Albright-Knox to Open Large-Scale Joe Bradley Exhibition
Thursday, June 8, 2017
Buffalo, NY – On Saturday, June 24, the Albright-Knox Art Gallery will open the first large-scale museum exhibition in North America devoted to the work of celebrated artist Joe Bradley (American, born 1975). On Friday, June 23, a Members’ Opening will take place from 5 to 7 pm, with a free Public Opening to follow from 7 to 9 pm. At 7:15 pm in the Auditorium, the museum will present Voices in Contemporary Art: Artists in Conversation, with Joe Bradley and Senior Curator Cathleen Chaffee.
“The Albright-Knox’s collection was in large part shaped by a strategy of acquiring significant works by artists early in their careers and also working with early and mid-career artists to organize their first major monographic exhibitions in the United States, including that of Clyfford Still in 1959, as well as many more in recent years,” said Peggy Pierce Elfvin Director Janne Sirén. “The museum is proud of this legacy and is committed to creating opportunities for both its local community and the global audience of scholars to experience such early in-depth presentations of an artist’s body of work. We are thrilled to present this, Joe Bradley’s first North American survey exhibition which celebrates this brilliant artist’s diverse and virtuosic bodies of work, created over the past decade.”
Joe Bradley, widely known for his powerful abstract paintings and spontaneous drawings, has distinguished himself among the artists of his generation with his mutable approach to artmaking. This mid-career survey exhibition places Bradley’s abstractions in context alongside his other diverse bodies of work.
With minimal fuss, Bradley works in series, pivoting between abstraction and figuration, the earnest and the comic. This exhibition shows his movement from subtly figurative modular Color Field paintings to grease-pencil drawings on canvas, then to densely layered expressionistic abstract canvases that record the detritus and spontaneity of the studio environment, and silkscreen paintings based on the found images—from underground comics to outdated periodicals—that so often inspire his work.
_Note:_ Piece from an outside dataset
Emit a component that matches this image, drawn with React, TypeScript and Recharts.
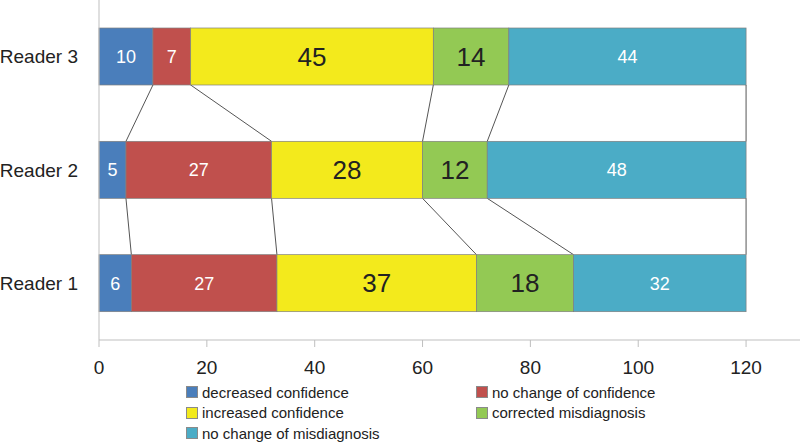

These nearly thirty paintings are joined by dozens of quickly sketched and immediately engaging drawings and a group of figurative bronzes based on found amateur sculpture. Together, the works incorporate most major series from Bradley’s career over the past decade. This exhibition is the first to contextualize Bradley’s different bodies of work in abstraction, figuration, and assemblage, and is the first time viewers will be able to perceive the complexity and richness of his unique take on abstraction and the evolutions of style.
Joe Bradley has exhibited widely in the United States and Europe, including a solo museum exhibition at Le Consortium, Dijon, in 2014, and group exhibitions at The Museum of Modern Art, New York; MoMA P.S.1, Queens, New York; the Whitney Museum of American Art, New York; and Kunstmuseum Bonn, Bonn, Germany. Bradley was raised in Maine and pursued his BFA from the Rhode Island School of Design.
After its presentation at the Albright-Knox, the exhibition will travel to the Rose Art Museum at Brandeis University. The exhibition is accompanied by a catalogue featuring essays on Bradley’s painting and drawing, and a new interview between Bradley and artist Carroll Dunham.
Joe Bradley is organized by Senior Curator Cathleen Chaffee. It will remain on view until Sunday, October 1, 2017.